Only for the content which was successfully imported. If you’ve manually created, say, node/17, then node/17 on the destination site will show different content from node/17 on the source site. - Minimize technical debt.
A fairly straight-forward process plugin. - Minimize effort to implement.
A fairly straight-forward process plugin.
Remaining tasks
Implement it.
User interface changes
None.
API changes
None.
Data model changes
None.
Comments
Comment #2
cilefen CreditAttribution: cilefen commented@xjm, @alexpott, @effulgentsia, @lauriii, @catch and I discussed this issue at a recent meeting and agreed that since the parent is critical, we would make each potential solution major priority.
Comment #3
rakesh.gectcrComment #5
rakesh.gectcrIsn't similar to https://www.drupal.org/node/2876085 or duplicate?
Comment #6
quietone CreditAttribution: quietone at Acro Commerce commentedSimilar in intent, provide useful information to the user about ID conflicts.
#2876085: Before upgrading, audit for potential ID conflicts does that by auditing migrations before they are run.

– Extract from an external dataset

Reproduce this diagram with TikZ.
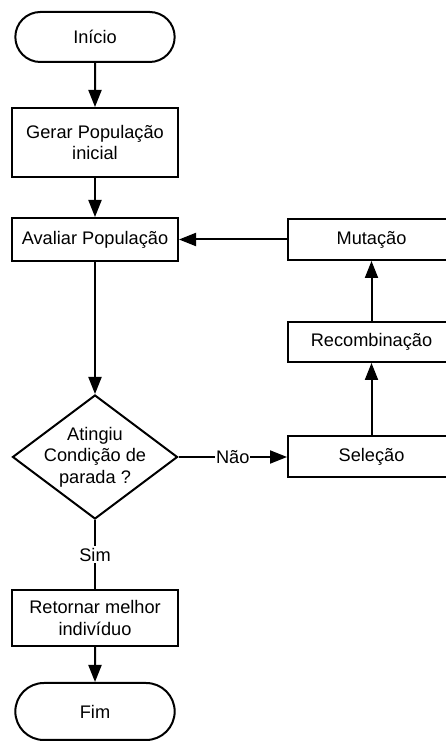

I've been testing that via the UI and it will display a message if there is existing content on the destination site. Whereas, here the proposed resolution is to add a process plugin that will throw and error if there is an ID conflict.
I do wonder if the work on the other issue has anything to inform or change this issue.
Comment #7
rakesh.gectcr@quietone, Thank you for the confirmation.
Comment #8
rakesh.gectcrJust confirming,
EntityExists
process plugin we already have it. Can't we use that, instead of creating a new one?If we are creating a new one, what should be the name?
Comment #9
rakesh.gectcrComment #10
rakesh.gectcrI am also seeing that, there can be some difference Because we are planning to search migration map table and Entity exists. Still need some more confirmation and clarification to convince.
Comment #11
quietone CreditAttribution: quietone at Acro Commerce commentedYes, I think entity_exists will do the job.
Comment #12
heddnI think this is duplicate of #2876085: Before upgrading, audit for potential ID conflicts. Should this be closed duplicate?
Comment #13
cilefen CreditAttribution: cilefen at Institute for Advanced Study commentedNot as per #6.
Comment #14
heddnWe have 'entity_exists', which returns the ID or FALSE and 'log' process plugins. We also have skip_on_empty. If you chain these together, then it will skip and you can log things. So, I think this could be closed as outdated. Since not all of these things existed when this was opened.
Comment #15
heddnDropping priority here. With the critical blocker in core now, this isn't as important. If it is necessary, the building blocks for doing this already exist. And as there is no patch, changing status.
Comment #21
quietone CreditAttribution: quietone commented@rakesh.gectcr, Hi! How are you? I'm doing some triage and since you haven't gotten to this I am going to un-assign you.